PROBLEM TO SOLVE ->
Quote the data exactly, first line to the line containing "const thetaTicks = [0, 4, 8, 12, 16, 20, 24, 28];", with no pictures.
##### DATA SECTION
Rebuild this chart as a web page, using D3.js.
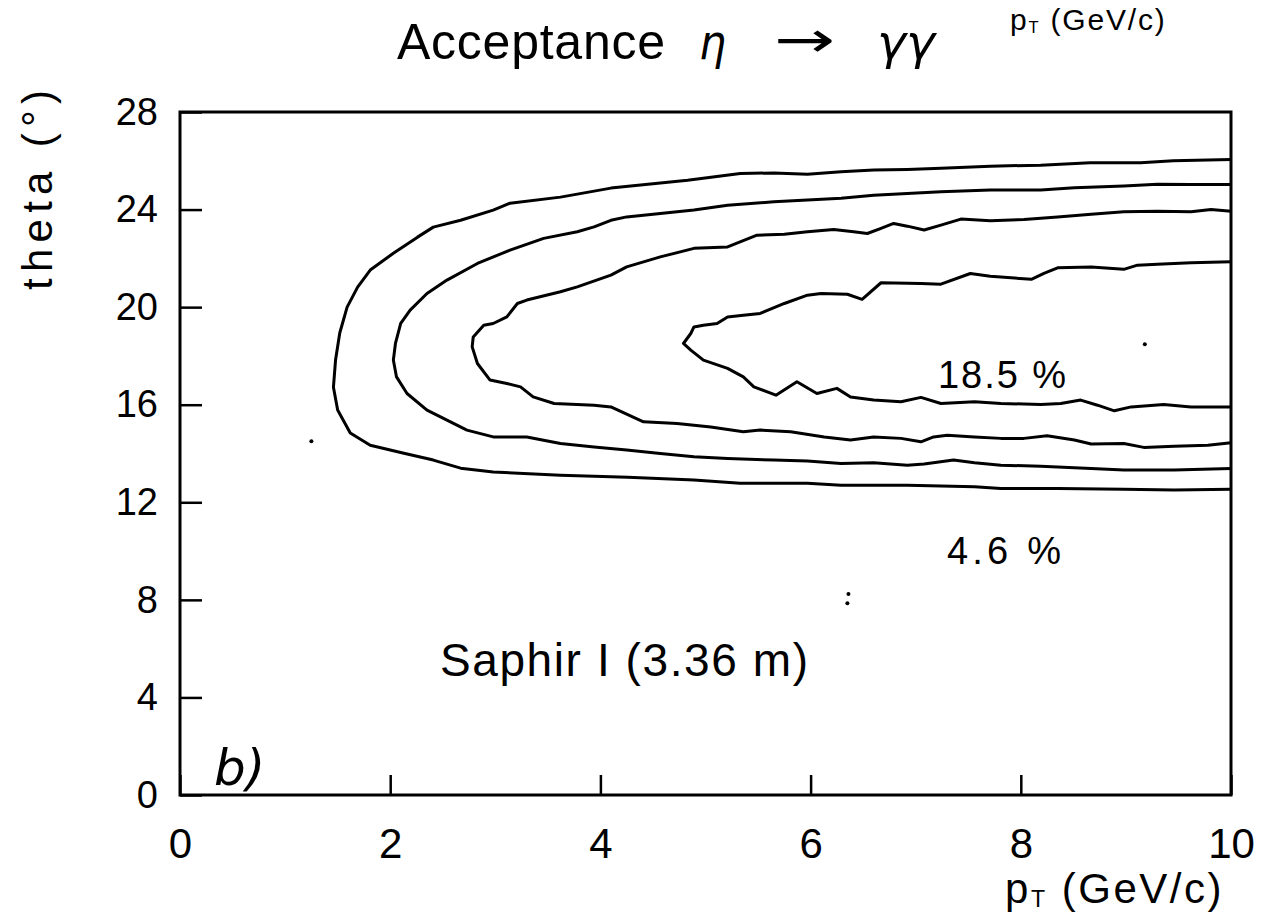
<!DOCTYPE html>
<html>
<head>
<meta charset="utf-8">
<script src="https://cdn.jsdelivr.net/npm/d3@7"></script>
<style>
    body { margin: 0; background: #fff; }
    text { font-family: 'Liberation Sans', Arial, sans-serif; fill: #000; }
</style>
</head>
<body>
<div class="canvas"></div>
<script>
// axis ticks
const pTTicks = [0, 2, 4, 6, 8, 10];
const thetaTicks = [0, 4, 8, 12, 16, 20, 24, 28];

// contour lines, [pT (GeV/c), theta (deg)]
const contourOuter = [
    [10.00, 26.05], [9.45, 26.00], [9.14, 25.92], [8.66, 25.92], [8.19, 25.82], [7.71, 25.78],
    [7.24, 25.69], [6.92, 25.64], [6.60, 25.62], [6.29, 25.55], [5.97, 25.45], [5.65, 25.50],
    [5.33, 25.48], [4.83, 25.20], [4.10, 24.88], [3.62, 24.51], [3.14, 24.26], [2.98, 23.98],
    [2.67, 23.56], [2.41, 23.28], [2.26, 22.87], [2.03, 22.21], [1.81, 21.52], [1.69, 20.82],
    [1.59, 20.00], [1.52, 18.94], [1.48, 17.83], [1.46, 16.72], [1.50, 15.78], [1.62, 14.84],
    [1.81, 14.34], [2.12, 14.02], [2.41, 13.73], [2.67, 13.40], [2.98, 13.24], [3.62, 13.11],
    [4.26, 13.03], [4.89, 12.91], [5.33, 12.78], [5.97, 12.78], [6.29, 12.70], [6.92, 12.70],
    [7.56, 12.64], [7.81, 12.57], [8.35, 12.57], [8.98, 12.53], [9.46, 12.50], [10.00, 12.53]
];

const contourSecond = [
    [10.00, 25.03], [9.62, 25.03], [9.30, 25.04], [8.98, 24.97], [8.51, 24.89], [8.19, 24.80],
    [7.71, 24.80], [7.24, 24.73], [6.92, 24.66], [6.60, 24.59], [6.29, 24.46], [5.97, 24.39],
    [5.65, 24.32], [5.21, 24.18], [4.89, 23.98], [4.57, 23.84], [4.25, 23.70], [4.10, 23.56],
    [3.94, 23.29], [3.78, 23.09], [3.46, 22.82], [3.14, 22.34], [2.83, 21.79], [2.54, 21.11],
    [2.35, 20.56], [2.19, 19.88], [2.10, 19.33], [2.05, 18.51], [2.03, 17.83], [2.06, 17.14],
    [2.16, 16.46], [2.35, 15.78], [2.54, 15.37], [2.73, 14.96], [2.98, 14.68], [3.30, 14.68],
    [3.62, 14.41], [3.94, 14.27], [4.25, 14.14], [4.57, 14.00], [4.89, 13.87], [5.21, 13.80],
    [5.65, 13.73], [5.97, 13.69], [6.29, 13.59], [6.60, 13.62], [6.92, 13.52], [7.08, 13.57],
    [7.36, 13.73], [7.56, 13.62], [7.81, 13.52], [8.19, 13.48], [8.67, 13.39], [8.98, 13.32],
    [9.46, 13.32], [10.00, 13.39]
];

const contourThird = [
    [10.00, 23.93], [9.81, 24.00], [9.62, 23.91], [9.30, 23.93], [8.98, 23.91], [8.67, 23.81],
    [8.35, 23.70], [8.03, 23.59], [7.71, 23.54], [7.43, 23.61], [7.24, 23.36], [7.08, 23.16],
    [6.92, 23.32], [6.79, 23.43], [6.67, 23.23], [6.54, 23.02], [6.41, 23.09], [6.22, 23.18],
    [5.97, 23.09], [5.75, 22.99], [5.49, 22.95], [5.21, 22.47], [4.89, 22.41], [4.57, 22.06],
    [4.25, 21.65], [4.10, 21.31], [3.78, 20.83], [3.62, 20.63], [3.30, 20.29], [3.21, 20.15],
    [3.11, 19.60], [2.98, 19.33], [2.89, 19.26], [2.79, 18.78], [2.78, 18.37], [2.83, 17.69],
    [2.95, 17.01], [3.11, 16.87], [3.24, 16.73], [3.36, 16.32], [3.56, 16.05], [3.94, 15.98],
    [4.10, 15.91], [4.41, 15.30], [4.73, 15.23], [5.05, 15.09], [5.36, 14.89], [5.52, 14.96],
    [5.81, 14.89], [6.13, 14.68], [6.38, 14.55], [6.60, 14.68], [6.86, 14.62], [7.05, 14.48],
    [7.17, 14.68], [7.30, 14.75], [7.56, 14.68], [7.81, 14.62], [8.03, 14.62], [8.25, 14.73],
    [8.51, 14.55], [8.67, 14.39], [8.98, 14.41], [9.17, 14.25], [9.46, 14.30], [9.78, 14.34],
    [10.00, 14.44]
];

const contourInner = [
    [10.00, 21.86], [9.62, 21.82], [9.30, 21.76], [9.11, 21.72], [8.98, 21.55], [8.67, 21.65],
    [8.35, 21.61], [8.22, 21.38], [8.10, 21.14], [7.71, 21.27], [7.52, 21.38], [7.24, 20.94],
    [7.05, 20.97], [6.67, 21.00], [6.49, 20.32], [6.35, 20.53], [6.10, 20.56], [5.97, 20.49],
    [5.75, 20.15], [5.52, 19.74], [5.36, 19.67], [5.21, 19.60], [5.11, 19.33], [4.98, 19.26],
    [4.89, 19.19], [4.86, 18.92], [4.79, 18.51], [4.86, 18.24], [4.98, 17.83], [5.21, 17.49],
    [5.36, 17.14], [5.46, 16.73], [5.67, 16.39], [5.87, 16.94], [6.06, 16.46], [6.25, 16.67],
    [6.38, 16.32], [6.60, 16.19], [6.86, 16.12], [7.05, 16.30], [7.24, 16.05], [7.56, 16.12],
    [7.81, 16.05], [8.19, 16.01], [8.38, 16.05], [8.57, 16.19], [8.73, 15.98], [8.89, 15.75],
    [9.05, 15.91], [9.36, 16.01], [9.62, 15.91], [10.00, 15.91]
];

const contours = [contourOuter, contourSecond, contourThird, contourInner];

// specks on the scanned page
const strayDots = [[9.18, 18.48], [6.36, 8.24], [6.35, 7.86], [1.25, 14.5]];

const dimensions = { width: 1274, height: 920 };
const frame = { left: 180, right: 1231, top: 112, bottom: 795 };

const svg = d3.select('.canvas')
    .append('svg')
    .attr('width', dimensions.width)
    .attr('height', dimensions.height);

const x = d3.scaleLinear().domain([0, 10]).range([frame.left, frame.right]);
const y = d3.scaleLinear().domain([0, 28]).range([frame.bottom, frame.top]);

// axes with inward ticks
const xAxis = svg.append('g')
    .attr('transform', `translate(0, ${frame.bottom})`)
    .call(d3.axisBottom(x).tickValues(pTTicks).tickSize(-20).tickSizeOuter(0).tickPadding(33));

const yAxis = svg.append('g')
    .attr('transform', `translate(${frame.left}, 0)`)
    .call(d3.axisLeft(y).tickValues(thetaTicks).tickSize(-22).tickSizeOuter(0).tickPadding(22));

[xAxis, yAxis].forEach(g => {
    g.select('.domain').remove();
    g.selectAll('line').attr('stroke', '#000').attr('stroke-width', 2.5);
    g.selectAll('text')
        .attr('fill', '#000')
        .style('font-family', "'Liberation Sans', Arial, sans-serif");
});
xAxis.selectAll('text').style('font-size', '42px');
yAxis.selectAll('text').style('font-size', '38px');

// frame
svg.append('rect')
    .attr('x', frame.left)
    .attr('y', frame.top)
    .attr('width', frame.right - frame.left)
    .attr('height', frame.bottom - frame.top)
    .attr('fill', 'none')
    .attr('stroke', '#000')
    .attr('stroke-width', 3);

// contours
const line = d3.line()
    .x(d => x(d[0]))
    .y(d => y(d[1]));

svg.selectAll('.contour')
    .data(contours)
    .enter()
    .append('path')
    .attr('class', 'contour')
    .attr('fill', 'none')
    .attr('stroke', '#000')
    .attr('stroke-width', 3)
    .attr('stroke-linejoin', 'round')
    .attr('d', line);

svg.selectAll('.speck')
    .data(strayDots)
    .enter()
    .append('circle')
    .attr('class', 'speck')
    .attr('cx', d => x(d[0]))
    .attr('cy', d => y(d[1]))
    .attr('r', 2)
    .attr('fill', '#000');

// title
const title = svg.append('g').style('font-size', '50px');
title.append('text').attr('x', 397).attr('y', 59)
    .attr('textLength', 268).attr('lengthAdjust', 'spacing')
    .text('Acceptance');
title.append('text').attr('x', 699).attr('y', 59)
    .style('font-style', 'italic').style('font-family', "'DejaVu Sans', sans-serif")
    .style('font-size', '48px')
    .attr('textLength', 27).attr('lengthAdjust', 'spacingAndGlyphs')
    .text('η');
title.append('text').attr('x', 774).attr('y', 57)
    .attr('textLength', 61).attr('lengthAdjust', 'spacingAndGlyphs')
    .style('font-family', "'DejaVu Sans', sans-serif")
    .text('→');
title.append('text').attr('x', 877).attr('y', 59)
    .style('font-style', 'italic').style('font-family', "'DejaVu Sans', sans-serif")
    .style('font-size', '48px')
    .attr('textLength', 58).attr('lengthAdjust', 'spacingAndGlyphs')
    .text('γγ');

// axis titles
const ptLabel = (sel, xPos, yPos, size) => {
    const t = sel.append('text')
        .attr('x', xPos).attr('y', yPos)
        .style('font-size', `${size}px`)
        .style('letter-spacing', `${size * 0.06}px`);
    t.append('tspan').text('p');
    t.append('tspan').attr('dy', size * 0.1).style('font-size', `${size * 0.55}px`).text('T');
    t.append('tspan').attr('dy', -size * 0.1).text(' (GeV/c)');
};
ptLabel(svg, 1005, 903, 42);
// label of the panel above, at the top edge
ptLabel(svg, 1010, 30, 30);

svg.append('text')
    .attr('transform', 'translate(52, 190) rotate(-90)')
    .attr('text-anchor', 'middle')
    .attr('textLength', 200).attr('lengthAdjust', 'spacing')
    .style('font-size', '42px')
    .text('theta (°)');

// annotations
svg.append('text').attr('x', 938).attr('y', 388)
    .attr('textLength', 128).attr('lengthAdjust', 'spacing')
    .style('font-size', '38px')
    .text('18.5 %');

svg.append('text').attr('x', 947).attr('y', 564)
    .attr('textLength', 114).attr('lengthAdjust', 'spacing')
    .style('font-size', '38px')
    .text('4.6 %');

svg.append('text').attr('x', 440).attr('y', 676)
    .attr('textLength', 368).attr('lengthAdjust', 'spacing')
    .style('font-size', '46px')
    .text('Saphir I (3.36 m)');

svg.append('text').attr('x', 214).attr('y', 785)
    .style('font-size', '50px')
    .style('font-style', 'italic')
    .style('font-family', "'DejaVu Sans', sans-serif")
    .text('b)');
</script>
</body>
</html>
##########
CORRECT RESULT ->
Rebuild this chart as a web page, using D3.js.
<!DOCTYPE html>
<html>
<head>
<meta charset="utf-8">
<script src="https://cdn.jsdelivr.net/npm/d3@7"></script>
<style>
    body { margin: 0; background: #fff; }
    text { font-family: 'Liberation Sans', Arial, sans-serif; fill: #000; }
</style>
</head>
<body>
<div class="canvas"></div>
<script>
// axis ticks
const pTTicks = [0, 2, 4, 6, 8, 10];
const thetaTicks = [0, 4, 8, 12, 16, 20, 24, 28];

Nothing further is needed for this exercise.